I like Ike

«Айком» американцы звали командовавшего американскими войсками во время войны генерала Дуайта Эйзенхауэра, будущего президента Соединенных Штатов. И на выборы этого президента американцы шли с плакатами, на которых было написано: «I like Ike». Президент Эйзенхауэр был роста выше среднего, и у него было весьма симпатичное, можно сказать красивое, лицо.

Михаил Давыдович походил на Эйзенхауэра как родной брат. И мои друзья-художники его так и звали: Айк. Он был первоклассным сценаристом, поэтом и художником. В свое время он учился во ВХУТЕМАСе, чем очень гордился.

Известен он был также не только как автор сценариев многочисленных игровых и мультипликационных фильмов, но и как многолетний соавтор Николая Эрдмана.

Михаил Давыдович был автором сценария фильма, с которого, собственно, и ведет отсчет эра новой российской анимации, — «История одного преступления» Федора Хитрука. Ему нравилось также то, что делали работавшие со мной молодые художники — Николай Попов, Юло Соостер, Юрий Соболев.

Вольпин был членом худсовета студии «Союзмультфильм», и в ситуации, когда большую часть худсовета составляли консерваторы, мнение Михаила Вольпина, умевшего ценить и защищать проблески нового искусства, имело весомое значение.
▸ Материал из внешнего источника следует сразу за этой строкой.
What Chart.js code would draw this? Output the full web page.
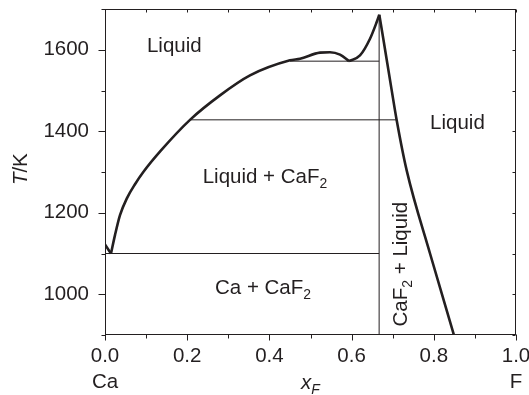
<!DOCTYPE html>
<html>
<head>
<meta charset="utf-8">
<script src="https://cdn.jsdelivr.net/npm/chart.js@4/dist/chart.umd.min.js"></script>
<style>
html,body{margin:0;padding:0;background:#fff;}
canvas{display:block;}
</style>
</head>
<body>
<canvas id="c" width="529" height="395"></canvas>
<script>
// ---- data (mole fraction of F, temperature in K) ----
const caSideX = [0, 0.0146];
const caSideT = [1122, 1100];
const caf2LiquidusX = [0.0146, 0.0243, 0.0365, 0.0535, 0.073, 0.0932, 0.1363, 0.2068, 0.2798, 0.3528, 0.4501, 0.4745, 0.5231, 0.5474, 0.5718, 0.5937];
const caf2LiquidusT = [1100, 1145, 1194, 1236, 1270, 1300, 1353, 1428, 1488, 1537, 1574, 1578, 1593, 1594, 1588, 1572];
const peakRiseX = [0.5937, 0.6204, 0.6448, 0.6611, 0.6674];
const peakRiseT = [1572, 1586, 1627, 1668, 1686];
const fSideX = [0.6674, 0.6771, 0.697, 0.7097, 0.734, 0.7908, 0.849];
const fSideT = [1686, 1627, 1504, 1427, 1304, 1100, 900];
const tieT = [1100, 1428, 1572];
const tieFrom = [0, 0.2068, 0.4501];
const tieTo = [0.667, 0.7097, 0.667];
const compoundX = 0.667;
const compoundT = [900, 1686];
const xTickLabels = {0: ['0.0', 'Ca'], 0.2: ['0.2'], 0.4: ['0.4'], 0.6: ['0.6'], 0.8: ['0.8'], 1: ['1.0', 'F']};
const yTickLabels = [1000, 1200, 1400, 1600];

const FONT = '"Liberation Sans", Arial, Helvetica, sans-serif';
const FS = 20.5;
const INK = '#231f20';

const zip = (xs, ys) => xs.map((x, i) => ({x: x, y: ys[i]}));
const curve = (xs, ys) => ({data: zip(xs, ys), borderColor: INK, borderWidth: 2.6, pointRadius: 0, cubicInterpolationMode: 'monotone', fill: false});
const thin = (data) => ({data: data, borderColor: INK, borderWidth: 1, pointRadius: 0, tension: 0, fill: false});

const datasets = [];
tieT.forEach((t, i) => datasets.push(thin([{x: tieFrom[i], y: t}, {x: tieTo[i], y: t}])));
datasets.push(thin(compoundT.map(t => ({x: compoundX, y: t}))));
datasets.push(curve(caSideX, caSideT));
datasets.push(curve(caf2LiquidusX, caf2LiquidusT));
datasets.push(curve(peakRiseX, peakRiseT));
datasets.push(curve(fSideX, fSideT));

function runsWidth(ctx, runs) {
  let w = 0;
  for (const [t, s] of runs) { ctx.font = fontFor(s); w += ctx.measureText(t).width; }
  return w;
}
function fontFor(s) {
  const sub = s.indexOf('sub') >= 0;
  const it = s.indexOf('it') >= 0;
  return (it ? 'italic ' : '') + (sub ? FS * 0.68 : FS) + 'px ' + FONT;
}
function drawRuns(ctx, runs, x, y) {
  let cx = x;
  for (const [t, s] of runs) {
    ctx.font = fontFor(s);
    const dy = s.indexOf('sub') >= 0 ? FS * 0.24 : 0;
    ctx.fillText(t, cx, y + dy);
    cx += ctx.measureText(t).width;
  }
}

const decor = {
  id: 'decor',
  afterDraw(chart) {
    const ctx = chart.ctx, xs = chart.scales.x, ys = chart.scales.y, a = chart.chartArea;
    ctx.save();
    ctx.strokeStyle = INK;
    ctx.lineWidth = 1;
    const L = Math.round(a.left) + 0.5, R = Math.round(a.right) - 0.5, T = Math.round(a.top) + 0.5, B = Math.round(a.bottom) - 0.5;
    ctx.strokeRect(L, T, R - L, B - T);
    ctx.beginPath();
    xs.ticks.forEach(tk => {
      const p = Math.round(xs.getPixelForValue(tk.value)) + 0.5;
      const major = Math.round(tk.value * 10) % 2 === 0;
      ctx.moveTo(p, B); ctx.lineTo(p, B + (major ? 6 : 4));
      ctx.moveTo(p, T); ctx.lineTo(p, T + 3);
    });
    ys.ticks.forEach(tk => {
      const p = Math.round(ys.getPixelForValue(tk.value)) + 0.5;
      const major = tk.value % 200 === 0;
      ctx.moveTo(L, p); ctx.lineTo(L - (major ? 7 : 4), p);
      ctx.moveTo(R, p); ctx.lineTo(R - 3, p);
    });
    ctx.stroke();

    ctx.fillStyle = INK;
    ctx.textBaseline = 'alphabetic';
    ctx.textAlign = 'left';
    const P = (x, t) => [xs.getPixelForValue(x), ys.getPixelForValue(t)];
    let q;
    q = P(0.102, 1594); drawRuns(ctx, [['Liquid', 'n']], q[0], q[1]);
    q = P(0.791, 1406); drawRuns(ctx, [['Liquid', 'n']], q[0], q[1]);
    q = P(0.2377, 1273); drawRuns(ctx, [['Liquid + CaF', 'n'], ['2', 'sub']], q[0], q[1]);
    q = P(0.2676, 1001); drawRuns(ctx, [['Ca + CaF', 'n'], ['2', 'sub']], q[0], q[1]);
    // rotated region label
    q = P(0.7355, 921);
    ctx.save(); ctx.translate(q[0], q[1]); ctx.rotate(-Math.PI / 2);
    drawRuns(ctx, [['CaF', 'n'], ['2', 'sub'], [' + Liquid', 'n']], 0, 0);
    ctx.restore();
    // y-axis title T/K
    const yt = [['T', 'it'], ['/K', 'n']];
    const yw = runsWidth(ctx, yt);
    const yc = ys.getPixelForValue(1307);
    ctx.save(); ctx.translate(27, yc + yw / 2); ctx.rotate(-Math.PI / 2);
    drawRuns(ctx, yt, 0, 0);
    ctx.restore();
    // x-axis title x_F
    const xt = [['x', 'it'], ['F', 'itsub']];
    const xw = runsWidth(ctx, xt);
    drawRuns(ctx, xt, xs.getPixelForValue(0.5) - xw / 2, a.bottom + 54);
    ctx.restore();
  }
};

new Chart(document.getElementById('c'), {
  type: 'line',
  data: {datasets: datasets},
  options: {
    responsive: false,
    devicePixelRatio: 1,
    animation: false,
    events: [],
    layout: {padding: {top: 9, right: 13, left: 0, bottom: 0}},
    plugins: {legend: {display: false}, tooltip: {enabled: false}},
    scales: {
      x: {
        type: 'linear', min: 0, max: 1,
        grid: {display: false, drawTicks: false},
        border: {display: false},
        ticks: {
          stepSize: 0.1, padding: 9, color: INK, maxRotation: 0, autoSkip: false,
          font: {family: FONT, size: FS, lineHeight: 1.25},
          callback: (v) => { const k = Math.round(v * 10) / 10; return xTickLabels[k] || ''; }
        },
        afterFit: (s) => { s.height = 60; s.paddingLeft = 0; s.paddingRight = 0; }
      },
      y: {
        type: 'linear', min: 900, max: 1700,
        grid: {display: false, drawTicks: false},
        border: {display: false},
        ticks: {
          stepSize: 100, padding: 16, color: INK, autoSkip: false,
          font: {family: FONT, size: FS},
          callback: (v) => yTickLabels.indexOf(v) >= 0 ? String(v) : ''
        },
        afterFit: (s) => { s.width = 105; s.paddingTop = 0; s.paddingBottom = 0; }
      }
    }
  },
  plugins: [decor]
});
</script>
</body>
</html>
Сценарий фильма «Стеклянная гармоника» худсовет отклонял раз за разом. И когда было назначено очередное заседание, у нас было одно волнение, которое Юло Соостер формулировал так: «А будет на худсовете Айк?..»

Михаил Давыдович Вольпин был непременным участником творческих семинаров в Болшеве, и все старались пообщаться с ним, послушать, что говорит опытный мастер. И он, окруженный молодежью, с удовольствием вспоминал о годах учебы во ВХУТЕМАСе, о художнике Михаиле Черемных, с которым он дружил, о Маяковском…

Вольпину не нравились пьесы Маяковского, но он поворачивал дело так, что якобы Маяковский и сам сознавал изъяны собственной драматургии, при этом восхищался пьесами Эрдмана и не раз обращался к нему: «Коля, научите меня писать пьесы…»

Впрочем, пьесы Чехова Вольпину также не нравились, и здесь он был солидарен с Л. Н. Толстым, который, как известно, говорил, не чинясь, Антону Павловичу: «Ваши пьесы еще хуже, чем у Шекспира…»

В оценках Михаила Давыдовича не было эпатажа, но принципиальное личностное отношение вызывало уважение тем большее, чем больше оно расходилось с общепринятым мнением. Поэтому он убежденно излагал свои претензии к автору романа «Мастер и Маргарита».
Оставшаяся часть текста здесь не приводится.